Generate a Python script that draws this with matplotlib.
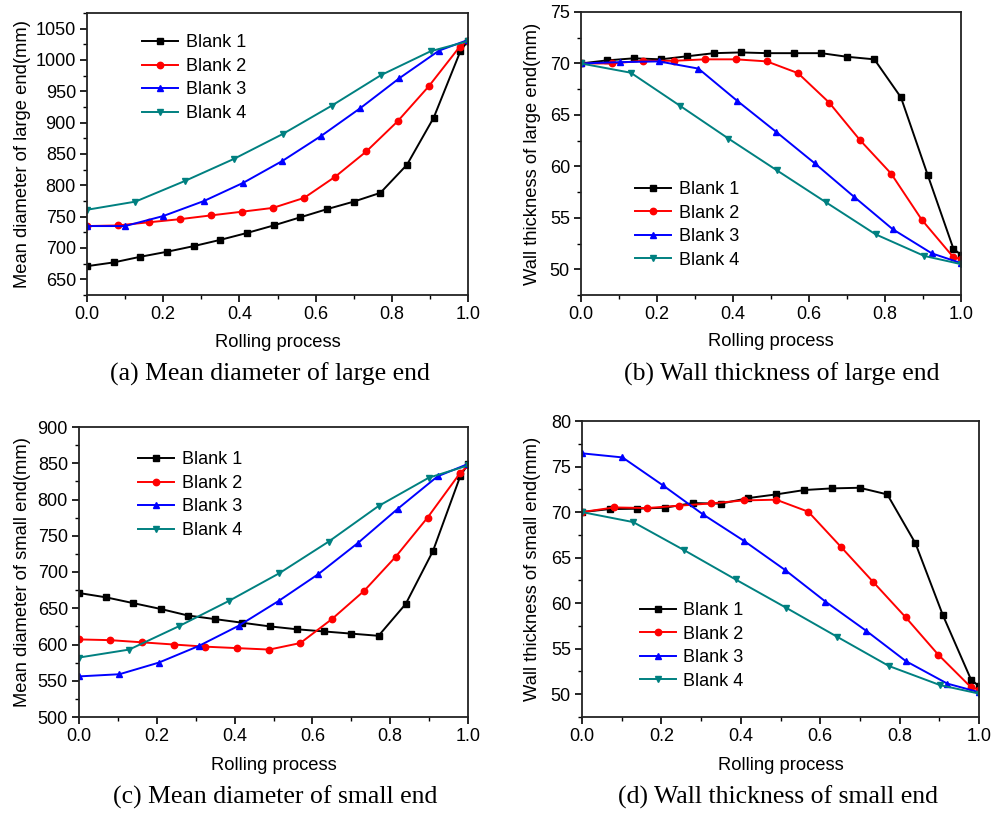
▬▬▬▬▬▬▬▬▬▬
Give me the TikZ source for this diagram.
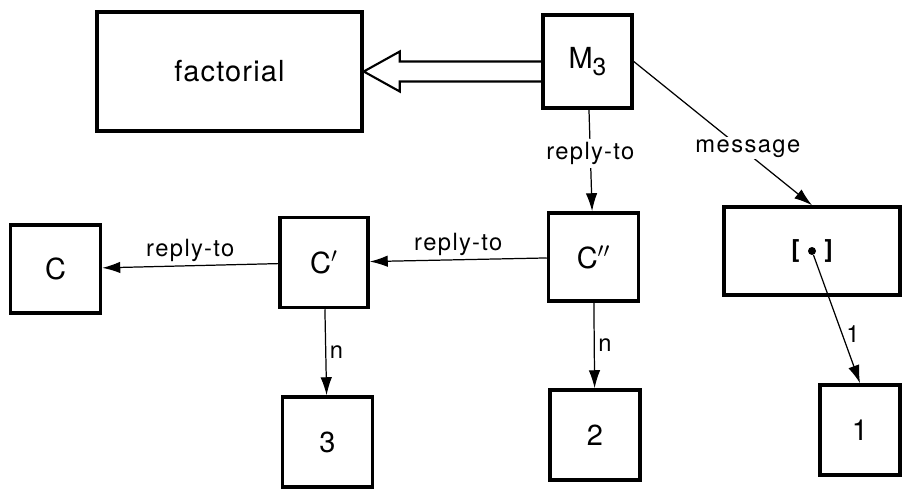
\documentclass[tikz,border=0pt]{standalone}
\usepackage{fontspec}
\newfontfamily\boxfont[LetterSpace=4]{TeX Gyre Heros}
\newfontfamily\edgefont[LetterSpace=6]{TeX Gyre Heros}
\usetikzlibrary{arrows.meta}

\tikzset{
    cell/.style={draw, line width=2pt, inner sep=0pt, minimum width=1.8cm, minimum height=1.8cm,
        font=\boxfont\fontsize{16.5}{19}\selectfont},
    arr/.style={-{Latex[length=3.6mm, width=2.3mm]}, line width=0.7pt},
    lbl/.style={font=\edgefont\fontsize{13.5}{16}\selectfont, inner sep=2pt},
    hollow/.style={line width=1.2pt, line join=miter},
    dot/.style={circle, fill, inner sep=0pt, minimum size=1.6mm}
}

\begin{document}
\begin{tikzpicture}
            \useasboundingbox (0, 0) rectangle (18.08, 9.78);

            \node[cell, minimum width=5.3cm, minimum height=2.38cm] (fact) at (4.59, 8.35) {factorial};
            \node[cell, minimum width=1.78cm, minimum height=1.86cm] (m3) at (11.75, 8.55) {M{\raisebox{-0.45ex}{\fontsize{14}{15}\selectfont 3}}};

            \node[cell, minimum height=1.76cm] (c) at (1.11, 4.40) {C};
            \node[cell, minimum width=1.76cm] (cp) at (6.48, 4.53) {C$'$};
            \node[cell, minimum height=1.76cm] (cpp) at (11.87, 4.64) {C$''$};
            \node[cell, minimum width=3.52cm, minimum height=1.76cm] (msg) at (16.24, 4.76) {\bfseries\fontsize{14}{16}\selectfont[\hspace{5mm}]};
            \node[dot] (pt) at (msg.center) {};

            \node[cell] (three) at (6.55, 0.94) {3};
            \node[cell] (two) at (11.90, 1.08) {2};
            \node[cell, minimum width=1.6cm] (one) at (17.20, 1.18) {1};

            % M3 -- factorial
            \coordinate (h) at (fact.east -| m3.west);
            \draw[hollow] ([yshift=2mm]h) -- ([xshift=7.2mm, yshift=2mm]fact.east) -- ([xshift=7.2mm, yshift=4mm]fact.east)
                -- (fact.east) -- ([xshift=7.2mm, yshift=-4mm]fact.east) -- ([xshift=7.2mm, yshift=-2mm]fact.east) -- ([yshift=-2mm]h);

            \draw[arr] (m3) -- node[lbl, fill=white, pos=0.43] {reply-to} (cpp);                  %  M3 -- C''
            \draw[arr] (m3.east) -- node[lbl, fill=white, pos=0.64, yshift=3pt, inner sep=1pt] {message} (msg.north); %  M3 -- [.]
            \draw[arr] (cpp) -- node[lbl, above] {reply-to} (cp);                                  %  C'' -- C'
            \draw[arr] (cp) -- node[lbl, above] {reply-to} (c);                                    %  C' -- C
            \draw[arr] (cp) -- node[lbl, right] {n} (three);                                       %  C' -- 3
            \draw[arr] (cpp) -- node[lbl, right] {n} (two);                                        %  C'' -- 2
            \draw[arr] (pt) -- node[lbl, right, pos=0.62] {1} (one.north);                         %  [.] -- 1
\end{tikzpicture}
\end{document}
▬▬▬▬▬▬▬▬▬▬
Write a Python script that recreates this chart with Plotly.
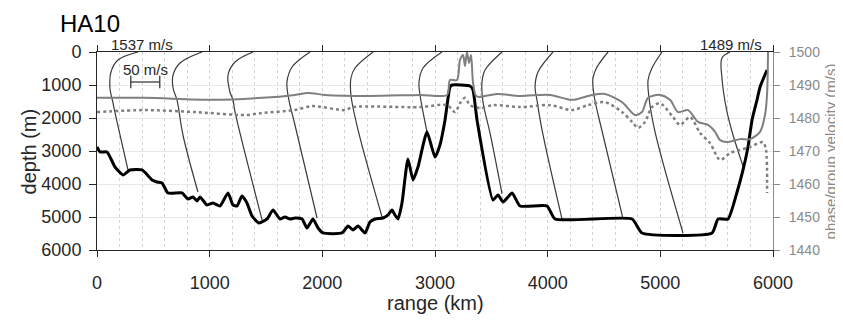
▬▬▬▬▬▬▬▬▬▬
STATED EXERCISE: Output nothing except the lines from the one containing "Give me the TikZ source for this diagram." through the one containing "-- (fact.east) -- ([xshift=7.2mm, yshift=-4mm]fact.east)", both kept, with the pictures removed.

SOLUTION:
Give me the TikZ source for this diagram.
\documentclass[tikz,border=0pt]{standalone}
\usepackage{fontspec}
\newfontfamily\boxfont[LetterSpace=4]{TeX Gyre Heros}
\newfontfamily\edgefont[LetterSpace=6]{TeX Gyre Heros}
\usetikzlibrary{arrows.meta}

\tikzset{
    cell/.style={draw, line width=2pt, inner sep=0pt, minimum width=1.8cm, minimum height=1.8cm,
        font=\boxfont\fontsize{16.5}{19}\selectfont},
    arr/.style={-{Latex[length=3.6mm, width=2.3mm]}, line width=0.7pt},
    lbl/.style={font=\edgefont\fontsize{13.5}{16}\selectfont, inner sep=2pt},
    hollow/.style={line width=1.2pt, line join=miter},
    dot/.style={circle, fill, inner sep=0pt, minimum size=1.6mm}
}

\begin{document}
\begin{tikzpicture}
            \useasboundingbox (0, 0) rectangle (18.08, 9.78);

            \node[cell, minimum width=5.3cm, minimum height=2.38cm] (fact) at (4.59, 8.35) {factorial};
            \node[cell, minimum width=1.78cm, minimum height=1.86cm] (m3) at (11.75, 8.55) {M{\raisebox{-0.45ex}{\fontsize{14}{15}\selectfont 3}}};

            \node[cell, minimum height=1.76cm] (c) at (1.11, 4.40) {C};
            \node[cell, minimum width=1.76cm] (cp) at (6.48, 4.53) {C$'$};
            \node[cell, minimum height=1.76cm] (cpp) at (11.87, 4.64) {C$''$};
            \node[cell, minimum width=3.52cm, minimum height=1.76cm] (msg) at (16.24, 4.76) {\bfseries\fontsize{14}{16}\selectfont[\hspace{5mm}]};
            \node[dot] (pt) at (msg.center) {};

            \node[cell] (three) at (6.55, 0.94) {3};
            \node[cell] (two) at (11.90, 1.08) {2};
            \node[cell, minimum width=1.6cm] (one) at (17.20, 1.18) {1};

            % M3 -- factorial
            \coordinate (h) at (fact.east -| m3.west);
            \draw[hollow] ([yshift=2mm]h) -- ([xshift=7.2mm, yshift=2mm]fact.east) -- ([xshift=7.2mm, yshift=4mm]fact.east)
                -- (fact.east) -- ([xshift=7.2mm, yshift=-4mm]fact.east) -- ([xshift=7.2mm, yshift=-2mm]fact.east) -- ([yshift=-2mm]h);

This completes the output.